The ECOOP 2012 paper Extensibility for the Masses by Bruno C. d. S. Oliveira & William R. Cook [4] describes an approach to solving the EP problem using Object Algebras.

Covariant Conversions

The ECOOP 2021 paper Covariant Conversions (CoCo): A Design Pattern for Type-Safe Modular Software Evolution in Object-Oriented Systems by Jan Bessai, George Heineman, and Boris Duedder [5] describes an approach to solving the EP problem using Covariant Conversions.

Additional Systems

There are a collection of additional Extension Graphs developed to experiment with different arrangements of evolutions. To generate Java Generated code, execute the following:

sbt "language-java/runMain org.combinators.ep.language.java.GenerateAllD1D2"

and the files will appear in target/ep-java-d1d2

For Scala generated code, execute the following:

sbt "language-newScala/runMain org.combinators.ep.language.scala.codegen.GenerateAllD1D2"

and the files will appear in target/ep-scala-d1d2

Below are a number of systems, and replace the GenerateXXX with the values below to generate all approaches for these systems.

Follow instructions in README.md on how to compile the code, execute test cases, and generate statistics for the different EP solutions.

  • GenerateAllD1D2 - a merge including a producer method, followed by an evolution that added a new operation.

D1D2

  • GenerateAllMain - a comprehensive network, with multiple variations that explore situations with optimized implementations.
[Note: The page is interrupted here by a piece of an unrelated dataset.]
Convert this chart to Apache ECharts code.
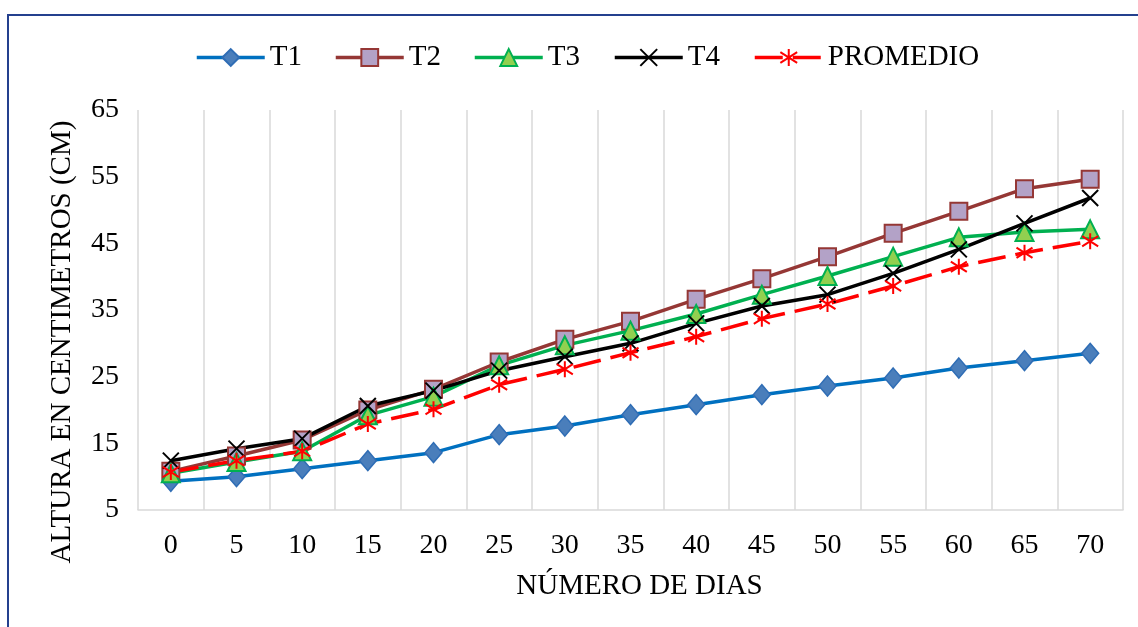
<!DOCTYPE html>
<html>
<head>
<meta charset="utf-8">
<script src="https://cdn.jsdelivr.net/npm/echarts@6/dist/echarts.min.js"></script>
<style>
html,body{margin:0;padding:0;background:#fff;}
#chart{width:1138px;height:627px;}
</style>
</head>
<body>
<div id="chart"></div>
<script>
const days = ['0','5','10','15','20','25','30','35','40','45','50','55','60','65','70'];
const yTicks = [5, 15, 25, 35, 45, 55, 65];
const seriesNames = ['T1','T2','T3','T4','PROMEDIO'];
const t1 = [9.3, 10.0, 11.2, 12.4, 13.6, 16.3, 17.6, 19.3, 20.8, 22.3, 23.6, 24.8, 26.3, 27.4, 28.5];
const t2 = [10.8, 13.1, 15.5, 20.0, 23.1, 27.2, 30.6, 33.3, 36.6, 39.7, 43.0, 46.5, 49.8, 53.2, 54.6];
const t3 = [10.5, 12.2, 13.8, 19.2, 22.0, 26.7, 29.7, 31.9, 34.4, 37.3, 40.1, 43.0, 45.9, 46.7, 47.1];
const t4 = [12.4, 14.2, 15.7, 20.6, 22.9, 25.9, 28.0, 30.0, 33.0, 35.6, 37.3, 40.5, 44.1, 48.0, 51.8];
const promedio = [10.7, 12.4, 13.8, 17.9, 20.1, 23.8, 26.1, 28.6, 31.0, 33.7, 35.9, 38.6, 41.5, 43.6, 45.3];
const xTitle = 'NÚMERO DE DIAS';
const yTitle = 'ALTURA EN CENTIMETROS (CM)';

const FONT = '"Liberation Serif", "Times New Roman", serif';
const chart = echarts.init(document.getElementById('chart'), null, {renderer: 'canvas'});

const X_PATH = 'path://M0,0L10,10M10,0L0,10';
const STAR_PATH = 'path://M5,0L5,10M0.8,1.8L9.2,8.2M0.8,8.2L9.2,1.8';

function mkLegend(name, left) {
  return {
    data: [name], left: left, top: 38, itemWidth: 68, itemHeight: 21, itemGap: 0,
    lineStyle: {width: 3.5},
    textStyle: {fontFamily: FONT, fontSize: 29, color: '#000'},
    selectedMode: false
  };
}
const legendLefts = [190, 329, 468, 608, 748];

const option = {
  backgroundColor: '#fff',
  animation: false,
  legend: seriesNames.map((n, i) => mkLegend(n, legendLefts[i])),
  grid: {left: 138, right: 15, top: 110, bottom: 117, containLabel: false},
  xAxis: {
    type: 'category', data: days, boundaryGap: true,
    name: xTitle, nameLocation: 'middle', nameGap: 62,
    nameTextStyle: {fontFamily: FONT, fontSize: 29, color: '#000', padding: [0, 0, 0, 18]},
    axisLine: {show: true, lineStyle: {color: '#d9d9d9', width: 1.5}},
    axisTick: {show: false},
    axisLabel: {fontFamily: FONT, fontSize: 28, color: '#000', margin: 22, interval: 0},
    splitLine: {show: true, interval: 0, lineStyle: {color: '#d9d9d9', width: 1.5}}
  },
  yAxis: {
    type: 'value', min: yTicks[0], max: yTicks[yTicks.length - 1], interval: 10,
    axisLine: {show: false}, axisTick: {show: false}, splitLine: {show: false},
    axisLabel: {fontFamily: FONT, fontSize: 28, color: '#000', margin: 19}
  },
  graphic: [
    {type: 'rect', shape: {x: 8, y: 15, width: 1300, height: 800}, style: {fill: 'none', stroke: '#24408E', lineWidth: 2}, silent: true, z: 100},
    {type: 'text', x: 62, y: 342, rotation: Math.PI / 2,
     style: {text: yTitle, fontFamily: FONT, fontSize: 29, fill: '#000', align: 'center', verticalAlign: 'middle'}}
  ],
  series: [
    {name: 'T1', type: 'line', data: t1, symbol: 'diamond', symbolSize: [17, 20],
     lineStyle: {color: '#0070C0', width: 3.5}, itemStyle: {color: '#4A7EBB', borderColor: '#2F6DB5', borderWidth: 1.5}},
    {name: 'T2', type: 'line', data: t2, symbol: 'rect', symbolSize: 17,
     lineStyle: {color: '#953735', width: 3.5}, itemStyle: {color: '#B3A2C7', borderColor: '#953735', borderWidth: 2}},
    {name: 'T3', type: 'line', data: t3, symbol: 'triangle', symbolSize: 18,
     lineStyle: {color: '#00B050', width: 3.5}, itemStyle: {color: '#92D050', borderColor: '#00B050', borderWidth: 2}},
    {name: 'T4', type: 'line', data: t4, symbol: X_PATH, symbolSize: 16,
     lineStyle: {color: '#000000', width: 3.5}, itemStyle: {color: '#000000', borderColor: '#000000', borderWidth: 2}},
    {name: 'PROMEDIO', type: 'line', data: promedio, symbol: STAR_PATH, symbolSize: 16,
     lineStyle: {color: '#FF0000', width: 3.5, type: [28, 10]}, itemStyle: {color: '#FF0000', borderColor: '#FF0000', borderWidth: 2}}
  ]
};
chart.setOption(option);
</script>
</body>
</html>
The next two systems are also part of this family and are created using this same initial execution.

MAIN

  • A merge based off of another merge.

MAIN

  • Overriding implementations (like a hotpatch fix).

MAIN

  • GenerateAllMerging - A merge of three branches.

MAIN

  • GenerateAllExtended - Explores adding operations and data types after a merge.

MAIN

Dependencies

EPCoGen is compiled with Scala version 2.12.17.

All examples validated on Linux and Windows, using sbt 1.7.2 , Scala version 2.12.17 and Java 11 (OpenJDK).

Java code is generated using JavaParser version 3.19.0.

All JUnit tests are compiled using JUnit 4.12 and Java compiler is directed to compile only assuming Java 1.8 compatibility.

The images above were generated using GraphViz online based on output generated by our GraphViz code.

All generated Scala code is compiled using Scala version 3.3.3 and version 3.2.19 of the Scalactic testing framework

Python scripts require Python 3. Only the scipy package needs to be installed.

References

  1. Wadler, Philip, Email to the Java Genericity Mailing List
  2. Wang, Yanling and C. d. S. Oliveira, Bruno, The Expression Problem, Trivially!, MODULARITY 2016, pp. 37-41.
  3. Kim, Bruce, Some Challenging Typing Issues in Object-Oriented Languages: Extended Abstract, TCS 82(8) 2003.
  4. d. S. Oliveira, Bruno C. and William R. Cook Extensibility for the Masses, ECOOP 2012
  5. Bessai, Jan and Heineman, George and Düdder, Boris, Covariant Conversions (CoCo): A Design Pattern for Type-Safe Modular Software Evolution in Object-Oriented Systems, ECOOP 2021.